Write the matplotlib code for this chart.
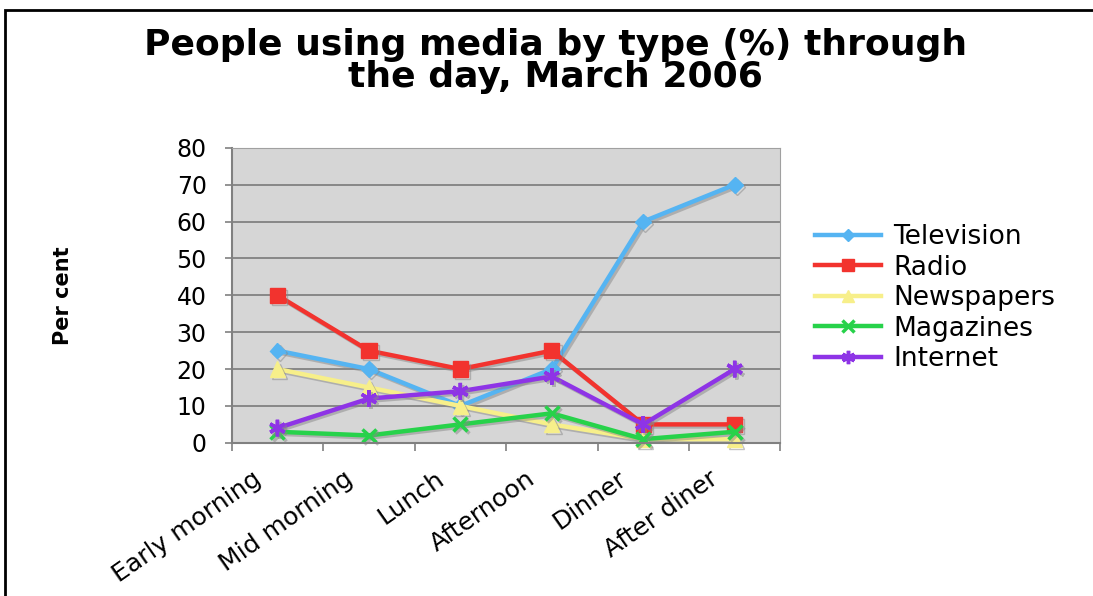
import matplotlib
matplotlib.use('Agg')
import matplotlib.pyplot as plt
from matplotlib.patches import Rectangle
import matplotlib.patheffects as pe

# Share of people using each medium, by time of day
times = ['Early morning', 'Mid morning', 'Lunch', 'Afternoon', 'Dinner', 'After diner']
television = [25, 20, 10, 20, 60, 70]
radio = [40, 25, 20, 25, 5, 5]
newspapers = [20, 15, 10, 5, 1, 1]
magazines = [3, 2, 5, 8, 1, 3]
internet = [4, 12, 14, 18, 5, 20]

series = [
    ('Television', television, '#55b4f2', 'D', 8),
    ('Radio', radio, '#f2332e', 's', 11),
    ('Newspapers', newspapers, '#f7ef8a', '^', 11),
    ('Magazines', magazines, '#27d24a', 'x', 10),
    ('Internet', internet, '#8e34e6', (6, 2, 0), 12),
]

fig = plt.figure(figsize=(10.93, 5.96), dpi=100)
ax = fig.add_axes([0.212, 0.257, 0.502, 0.495])
ax.set_facecolor('#d6d6d6')

shadow = [pe.SimpleLineShadow(offset=(1.5, -1.5), shadow_color='#888888', alpha=0.5), pe.Normal()]
x = range(len(times))
for name, vals, color, marker, ms in series:
    thin = marker == 'x' or isinstance(marker, tuple)
    ax.plot(x, vals, color=color, lw=3.2, marker=marker, markersize=ms,
            markeredgewidth=2.5 if thin else 1, markeredgecolor=color,
            label=name, path_effects=shadow, clip_on=False)

ax.set_xlim(-0.5, len(times) - 0.5)
ax.set_ylim(0, 80)
ax.set_yticks(range(0, 81, 10))
ax.yaxis.grid(True, color='#7a7a7a', lw=1.2)
ax.set_axisbelow(True)

# tick marks on the category boundaries, names placed under each category
ax.set_xticks([i - 0.5 for i in range(len(times) + 1)])
ax.set_xticklabels([])
for i, name in enumerate(times):
    ax.annotate(name, xy=(i, 0), xycoords=('data', 'axes fraction'),
                xytext=(-18.5, -17), textcoords='offset points',
                rotation=35, ha='right', va='top', rotation_mode='anchor',
                fontsize=18, annotation_clip=False)
ax.tick_params(axis='x', length=6, color='#808080', width=1.2)
ax.tick_params(axis='y', length=5, color='#808080', width=1.2, labelsize=17, pad=13)
for side in ['left', 'bottom']:
    ax.spines[side].set_color('#808080')
    ax.spines[side].set_linewidth(1.5)
ax.spines['right'].set_color('#a0a0a0')
ax.spines['top'].set_color('#a0a0a0')

ax.set_ylabel('Per cent', fontsize=15, fontweight='bold')
ax.yaxis.set_label_coords(-0.289, 0.5)

fig.text(0.508, 0.897, 'People using media by type (%) through\nthe day, March 2006',
         ha='center', va='center', fontsize=26, fontweight='bold', linespacing=0.93)

leg = fig.legend(loc='upper left', bbox_to_anchor=(0.7457, 0.624), frameon=False,
                 fontsize=19, handlelength=2.5, labelspacing=0.17, handletextpad=0.45,
                 borderpad=0, borderaxespad=0, markerscale=0.8)
for h in leg.legend_handles:
    h.set_path_effects([])

fig.patches.append(Rectangle((0.005, -0.1), 1.1, 1.083, transform=fig.transFigure,
                             fill=False, edgecolor='black', lw=2))

fig.savefig('out.png', dpi=100)
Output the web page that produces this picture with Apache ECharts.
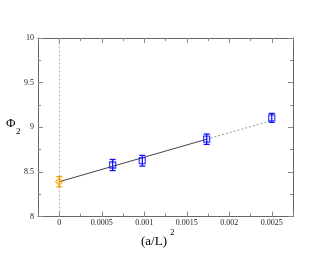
<!DOCTYPE html>
<html><head><meta charset="utf-8">
<script src="https://cdn.jsdelivr.net/npm/echarts@6/dist/echarts.min.js"></script>
<style>html,body{margin:0;padding:0;background:#fff}#c{width:330px;height:255px}</style>
</head><body><div id="c"></div>
<script>
// data
const extrapX = [0];
const extrapY = [8.39];
const extrapErr = [0.058];
const simX = [0.000628, 0.000977, 0.001734, 0.0025];
const simY = [8.577, 8.625, 8.866, 9.105];
const simErr = [0.062, 0.06, 0.058, 0.05];
const fitSolidX = [0, 0.001734];
const fitSolidY = [8.39, 8.866];
const fitDotX = [0.001734, 0.0025];
const fitDotY = [8.866, 9.075];
const xTickVals = [0, 0.0005, 0.001, 0.0015, 0.002, 0.0025];
const xTicks = ['0', '0.0005', '0.001', '0.0015', '0.002', '0.0025'];
const yTicks = ['8', '8.5', '9', '9.5', '10'];

const chart = echarts.init(document.getElementById('c'), null, {renderer: 'canvas'});
const serif = 'Liberation Serif';
const axisCol = '#666';
const tickCol = '#888';
const XMIN = -0.00025, XMAX = 0.00275;

function xMajor(pos, show) {
  return {
    type: 'value', position: pos, min: XMIN, max: XMAX,
    axisLine: {show: true, onZero: false, lineStyle: {color: axisCol, width: 1}},
    axisTick: {show: true, inside: true, length: 5, customValues: xTickVals, lineStyle: {color: tickCol}},
    splitLine: {show: false},
    axisLabel: {show: show, fontFamily: serif, fontSize: 8, color: '#222', margin: 2,
      customValues: xTickVals,
      formatter: function (v) {
        const i = xTickVals.findIndex(t => Math.abs(t - v) < 1e-9);
        return i >= 0 ? xTicks[i] : '';
      }}
  };
}
function xMinor(pos) {
  return {
    type: 'value', position: pos, min: XMIN, max: XMAX, interval: 0.00025,
    axisLine: {show: false, onZero: false},
    axisTick: {show: true, inside: true, length: 3, lineStyle: {color: tickCol}},
    splitLine: {show: false},
    axisLabel: {show: false}
  };
}
function yAxisDef(pos, show) {
  return {
    type: 'value', position: pos, min: 8, max: 10, interval: 0.5,
    axisLine: {show: true, onZero: false, lineStyle: {color: axisCol, width: 1}},
    axisTick: {show: true, inside: true, length: 5, lineStyle: {color: tickCol}},
    minorTick: {show: true, splitNumber: 2, length: 3, lineStyle: {color: tickCol}},
    splitLine: {show: false},
    axisLabel: {show: show, fontFamily: serif, fontSize: 8, color: '#222', margin: 4,
      formatter: function (v) {
        const i = Math.round((v - 8) / 0.5);
        return yTicks[i] !== undefined ? yTicks[i] : '';
      }}
  };
}

function errSeries(xs, ys, es, color) {
  return {
    type: 'custom', xAxisIndex: 0, yAxisIndex: 0, z: 3,
    data: xs.map((x, i) => [x, ys[i] - es[i], ys[i] + es[i]]),
    renderItem: function (params, api) {
      const lo = api.coord([api.value(0), api.value(1)]);
      const hi = api.coord([api.value(0), api.value(2)]);
      const w = 3;
      const st = {stroke: color, lineWidth: 1.3};
      return {type: 'group', children: [
        {type: 'line', shape: {x1: lo[0], y1: lo[1], x2: hi[0], y2: hi[1]}, style: st},
        {type: 'line', shape: {x1: lo[0] - w, y1: lo[1], x2: lo[0] + w, y2: lo[1]}, style: st},
        {type: 'line', shape: {x1: hi[0] - w, y1: hi[1], x2: hi[0] + w, y2: hi[1]}, style: st}
      ]};
    }
  };
}

chart.setOption({
  animation: false,
  backgroundColor: '#fff',
  grid: {left: 38, top: 38, right: 37, bottom: 38.5},
  xAxis: [xMajor('bottom', true), xMajor('top', false), xMinor('bottom'), xMinor('top')],
  yAxis: [yAxisDef('left', true), yAxisDef('right', false)],
  graphic: [
    {type: 'text', left: 6, top: 117, style: {text: 'Φ', font: '13px ' + serif, fill: '#000'}},
    {type: 'text', left: 16, top: 127, style: {text: '2', font: '9px ' + serif, fill: '#000'}},
    {type: 'text', left: 141, top: 235, style: {text: '(a/L)', font: '13px ' + serif, fill: '#000'}},
    {type: 'text', left: 170, top: 228, style: {text: '2', font: '9px ' + serif, fill: '#000'}}
  ],
  series: [
    {type: 'line', data: [[0, 8], [0, 10]], symbol: 'none', z: 1,
      lineStyle: {color: '#999', width: 0.8, type: [2, 2]}},
    {type: 'line', data: fitSolidX.map((x, i) => [x, fitSolidY[i]]), symbol: 'none', z: 2,
      lineStyle: {color: '#444', width: 1}},
    {type: 'line', data: fitDotX.map((x, i) => [x, fitDotY[i]]), symbol: 'none', z: 2,
      lineStyle: {color: '#999', width: 1, type: [2, 2]}},
    errSeries(extrapX, extrapY, extrapErr, '#f5a000'),
    errSeries(simX, simY, simErr, '#1010ff'),
    {type: 'scatter', data: extrapX.map((x, i) => [x, extrapY[i]]), symbol: 'diamond', symbolSize: 7, z: 4,
      itemStyle: {color: 'rgba(0,0,0,0)', borderColor: '#f5a000', borderWidth: 1.3}},
    {type: 'scatter', data: simX.map((x, i) => [x, simY[i]]), symbol: 'rect', symbolSize: 6, z: 4,
      itemStyle: {color: 'rgba(0,0,0,0)', borderColor: '#1010ff', borderWidth: 1.3}}
  ]
});
</script></body></html>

▬▬▬

## WRITTEN PROBLEM
Leave out the pictures. Transcribe only the lines above, from the first through the one that contains "ax.set_axisbelow(True)".

## FINAL ANSWER
Write the matplotlib code for this chart.
import matplotlib
matplotlib.use('Agg')
import matplotlib.pyplot as plt
from matplotlib.patches import Rectangle
import matplotlib.patheffects as pe

# Share of people using each medium, by time of day
times = ['Early morning', 'Mid morning', 'Lunch', 'Afternoon', 'Dinner', 'After diner']
television = [25, 20, 10, 20, 60, 70]
radio = [40, 25, 20, 25, 5, 5]
newspapers = [20, 15, 10, 5, 1, 1]
magazines = [3, 2, 5, 8, 1, 3]
internet = [4, 12, 14, 18, 5, 20]

series = [
    ('Television', television, '#55b4f2', 'D', 8),
    ('Radio', radio, '#f2332e', 's', 11),
    ('Newspapers', newspapers, '#f7ef8a', '^', 11),
    ('Magazines', magazines, '#27d24a', 'x', 10),
    ('Internet', internet, '#8e34e6', (6, 2, 0), 12),
]

fig = plt.figure(figsize=(10.93, 5.96), dpi=100)
ax = fig.add_axes([0.212, 0.257, 0.502, 0.495])
ax.set_facecolor('#d6d6d6')

shadow = [pe.SimpleLineShadow(offset=(1.5, -1.5), shadow_color='#888888', alpha=0.5), pe.Normal()]
x = range(len(times))
for name, vals, color, marker, ms in series:
    thin = marker == 'x' or isinstance(marker, tuple)
    ax.plot(x, vals, color=color, lw=3.2, marker=marker, markersize=ms,
            markeredgewidth=2.5 if thin else 1, markeredgecolor=color,
            label=name, path_effects=shadow, clip_on=False)

ax.set_xlim(-0.5, len(times) - 0.5)
ax.set_ylim(0, 80)
ax.set_yticks(range(0, 81, 10))
ax.yaxis.grid(True, color='#7a7a7a', lw=1.2)
ax.set_axisbelow(True)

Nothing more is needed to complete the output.